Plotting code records

▬▬▬▬▬▬▬▬▬▬

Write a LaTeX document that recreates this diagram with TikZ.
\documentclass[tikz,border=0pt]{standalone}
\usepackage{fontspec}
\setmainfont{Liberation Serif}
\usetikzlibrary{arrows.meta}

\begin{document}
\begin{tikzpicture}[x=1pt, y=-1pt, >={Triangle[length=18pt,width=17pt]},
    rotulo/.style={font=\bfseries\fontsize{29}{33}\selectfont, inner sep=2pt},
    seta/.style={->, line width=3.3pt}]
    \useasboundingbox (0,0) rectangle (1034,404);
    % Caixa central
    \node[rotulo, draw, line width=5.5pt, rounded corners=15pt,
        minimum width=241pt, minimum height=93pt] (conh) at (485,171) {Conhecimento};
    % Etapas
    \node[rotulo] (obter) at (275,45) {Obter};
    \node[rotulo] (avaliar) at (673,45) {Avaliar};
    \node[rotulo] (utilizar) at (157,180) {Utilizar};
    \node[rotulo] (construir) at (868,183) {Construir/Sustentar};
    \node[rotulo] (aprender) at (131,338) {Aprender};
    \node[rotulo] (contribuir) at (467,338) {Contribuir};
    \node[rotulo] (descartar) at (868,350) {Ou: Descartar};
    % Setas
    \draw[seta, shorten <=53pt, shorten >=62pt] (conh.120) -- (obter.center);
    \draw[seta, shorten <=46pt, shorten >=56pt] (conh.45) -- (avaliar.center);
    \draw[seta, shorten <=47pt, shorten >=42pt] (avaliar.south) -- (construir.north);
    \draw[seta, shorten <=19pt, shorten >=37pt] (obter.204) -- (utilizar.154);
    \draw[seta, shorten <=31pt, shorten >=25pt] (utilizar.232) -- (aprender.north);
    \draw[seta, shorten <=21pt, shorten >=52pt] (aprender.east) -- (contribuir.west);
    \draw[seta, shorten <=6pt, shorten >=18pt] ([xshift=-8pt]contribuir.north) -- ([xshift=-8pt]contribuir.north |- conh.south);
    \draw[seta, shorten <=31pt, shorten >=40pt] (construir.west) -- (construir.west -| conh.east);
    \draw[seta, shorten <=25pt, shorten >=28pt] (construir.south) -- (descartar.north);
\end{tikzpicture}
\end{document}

▬▬▬▬▬▬▬▬▬▬

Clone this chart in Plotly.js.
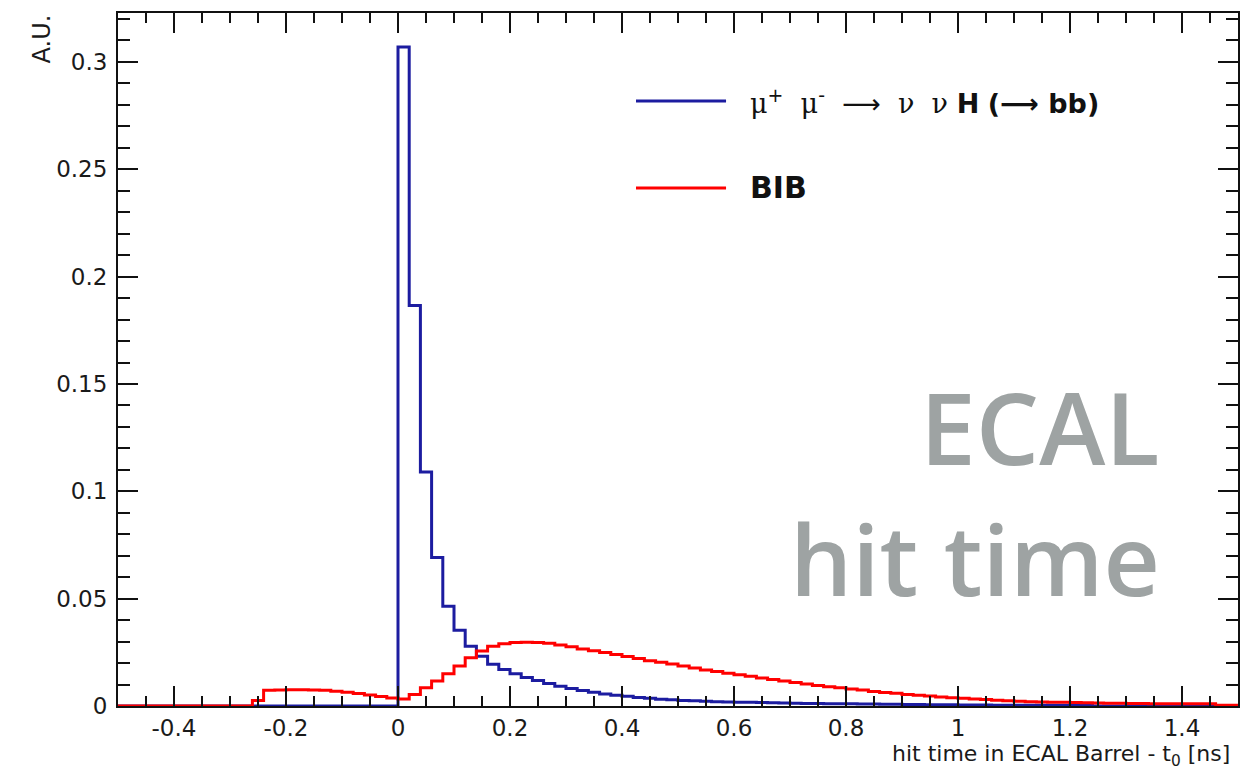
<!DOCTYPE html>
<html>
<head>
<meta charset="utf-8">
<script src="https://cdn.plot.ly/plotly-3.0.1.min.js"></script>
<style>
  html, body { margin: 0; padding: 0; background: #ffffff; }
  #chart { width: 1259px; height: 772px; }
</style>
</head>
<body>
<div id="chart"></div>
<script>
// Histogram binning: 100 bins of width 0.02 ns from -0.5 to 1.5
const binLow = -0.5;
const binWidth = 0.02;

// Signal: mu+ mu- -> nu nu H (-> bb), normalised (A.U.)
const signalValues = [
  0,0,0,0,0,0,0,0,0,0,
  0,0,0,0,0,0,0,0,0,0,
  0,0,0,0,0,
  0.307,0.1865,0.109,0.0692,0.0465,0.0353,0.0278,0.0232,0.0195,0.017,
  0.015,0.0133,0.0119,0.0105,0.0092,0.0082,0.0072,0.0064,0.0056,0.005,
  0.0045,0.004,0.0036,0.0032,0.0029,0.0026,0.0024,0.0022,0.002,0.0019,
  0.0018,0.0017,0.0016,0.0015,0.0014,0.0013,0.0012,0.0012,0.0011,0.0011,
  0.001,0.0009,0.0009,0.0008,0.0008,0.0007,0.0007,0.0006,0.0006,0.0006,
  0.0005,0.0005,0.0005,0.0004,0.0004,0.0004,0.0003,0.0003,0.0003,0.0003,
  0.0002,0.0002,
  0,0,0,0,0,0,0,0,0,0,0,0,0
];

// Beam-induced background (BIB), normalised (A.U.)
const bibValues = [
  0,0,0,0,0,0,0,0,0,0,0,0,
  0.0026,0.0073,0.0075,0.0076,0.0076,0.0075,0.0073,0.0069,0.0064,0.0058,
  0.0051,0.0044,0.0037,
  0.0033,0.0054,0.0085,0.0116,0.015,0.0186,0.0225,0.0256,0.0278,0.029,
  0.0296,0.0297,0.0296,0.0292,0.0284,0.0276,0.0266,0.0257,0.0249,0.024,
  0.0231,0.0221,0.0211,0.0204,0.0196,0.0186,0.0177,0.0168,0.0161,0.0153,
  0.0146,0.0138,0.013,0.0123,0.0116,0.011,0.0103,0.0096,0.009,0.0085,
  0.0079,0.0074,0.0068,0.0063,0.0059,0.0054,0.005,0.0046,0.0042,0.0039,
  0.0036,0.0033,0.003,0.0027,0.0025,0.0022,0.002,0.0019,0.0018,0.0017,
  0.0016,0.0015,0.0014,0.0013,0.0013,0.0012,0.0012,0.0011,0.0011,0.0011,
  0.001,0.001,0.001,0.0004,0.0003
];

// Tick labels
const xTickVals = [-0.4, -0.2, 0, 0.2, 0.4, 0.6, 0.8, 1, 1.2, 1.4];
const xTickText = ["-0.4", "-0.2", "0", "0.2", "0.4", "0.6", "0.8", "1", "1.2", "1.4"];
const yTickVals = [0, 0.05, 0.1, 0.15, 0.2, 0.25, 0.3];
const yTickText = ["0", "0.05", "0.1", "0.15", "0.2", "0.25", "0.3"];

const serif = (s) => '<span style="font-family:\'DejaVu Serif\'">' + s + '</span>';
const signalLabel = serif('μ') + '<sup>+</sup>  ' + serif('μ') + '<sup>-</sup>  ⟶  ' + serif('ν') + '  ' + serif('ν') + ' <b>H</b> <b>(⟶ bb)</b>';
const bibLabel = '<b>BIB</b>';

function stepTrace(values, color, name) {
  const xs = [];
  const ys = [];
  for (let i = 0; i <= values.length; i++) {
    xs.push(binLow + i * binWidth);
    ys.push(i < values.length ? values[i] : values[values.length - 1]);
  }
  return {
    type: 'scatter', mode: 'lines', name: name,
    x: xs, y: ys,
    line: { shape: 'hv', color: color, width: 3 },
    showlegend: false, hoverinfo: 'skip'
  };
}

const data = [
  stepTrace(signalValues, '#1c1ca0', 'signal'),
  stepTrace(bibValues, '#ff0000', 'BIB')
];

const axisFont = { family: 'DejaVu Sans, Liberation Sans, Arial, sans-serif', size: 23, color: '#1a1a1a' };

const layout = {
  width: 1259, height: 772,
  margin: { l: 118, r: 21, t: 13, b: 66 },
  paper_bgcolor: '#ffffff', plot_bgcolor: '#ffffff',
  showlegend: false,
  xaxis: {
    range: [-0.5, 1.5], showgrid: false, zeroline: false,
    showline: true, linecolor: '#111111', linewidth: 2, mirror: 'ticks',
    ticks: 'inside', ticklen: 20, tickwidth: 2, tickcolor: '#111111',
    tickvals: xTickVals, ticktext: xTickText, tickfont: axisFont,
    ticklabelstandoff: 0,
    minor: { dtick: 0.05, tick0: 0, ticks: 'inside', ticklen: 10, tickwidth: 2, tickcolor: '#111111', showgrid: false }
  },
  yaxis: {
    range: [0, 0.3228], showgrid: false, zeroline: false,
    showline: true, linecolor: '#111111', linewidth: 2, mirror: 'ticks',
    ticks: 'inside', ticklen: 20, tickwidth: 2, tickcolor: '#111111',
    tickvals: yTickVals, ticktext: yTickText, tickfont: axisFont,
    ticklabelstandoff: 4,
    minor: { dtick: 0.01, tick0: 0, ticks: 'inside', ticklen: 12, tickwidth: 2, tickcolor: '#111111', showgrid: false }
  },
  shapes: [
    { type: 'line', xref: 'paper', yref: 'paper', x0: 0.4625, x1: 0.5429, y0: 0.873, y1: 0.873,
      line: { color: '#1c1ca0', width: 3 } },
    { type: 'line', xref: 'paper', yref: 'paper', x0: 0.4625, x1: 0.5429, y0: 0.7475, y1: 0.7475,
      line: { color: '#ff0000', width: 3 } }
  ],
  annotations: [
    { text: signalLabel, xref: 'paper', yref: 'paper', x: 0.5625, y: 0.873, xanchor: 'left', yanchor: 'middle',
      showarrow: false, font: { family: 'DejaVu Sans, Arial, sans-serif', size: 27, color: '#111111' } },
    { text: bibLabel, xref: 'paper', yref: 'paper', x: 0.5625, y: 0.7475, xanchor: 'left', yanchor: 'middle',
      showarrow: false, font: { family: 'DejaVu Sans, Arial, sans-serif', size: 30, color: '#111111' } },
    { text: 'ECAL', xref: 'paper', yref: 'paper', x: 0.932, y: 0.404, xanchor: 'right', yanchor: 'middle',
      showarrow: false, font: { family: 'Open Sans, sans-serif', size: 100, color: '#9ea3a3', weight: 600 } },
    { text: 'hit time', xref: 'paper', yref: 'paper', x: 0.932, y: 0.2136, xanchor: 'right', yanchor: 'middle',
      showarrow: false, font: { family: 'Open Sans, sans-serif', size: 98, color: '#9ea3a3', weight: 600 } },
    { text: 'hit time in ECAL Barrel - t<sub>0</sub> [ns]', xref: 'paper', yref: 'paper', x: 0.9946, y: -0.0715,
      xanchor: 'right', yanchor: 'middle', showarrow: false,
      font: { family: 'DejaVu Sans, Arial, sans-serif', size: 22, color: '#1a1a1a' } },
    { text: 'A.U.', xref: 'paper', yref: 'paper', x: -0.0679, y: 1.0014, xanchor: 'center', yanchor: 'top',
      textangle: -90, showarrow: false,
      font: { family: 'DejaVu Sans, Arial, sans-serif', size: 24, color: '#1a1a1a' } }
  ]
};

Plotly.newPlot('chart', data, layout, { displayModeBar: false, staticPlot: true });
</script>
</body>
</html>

▬▬▬▬▬▬▬▬▬▬

**SHORT PROBLEM:** Pick out every line of the listing containing the word "this", and show those lines.

**FINISHED TASK:**
Write a LaTeX document that recreates this diagram with TikZ.
Clone this chart in Plotly.js.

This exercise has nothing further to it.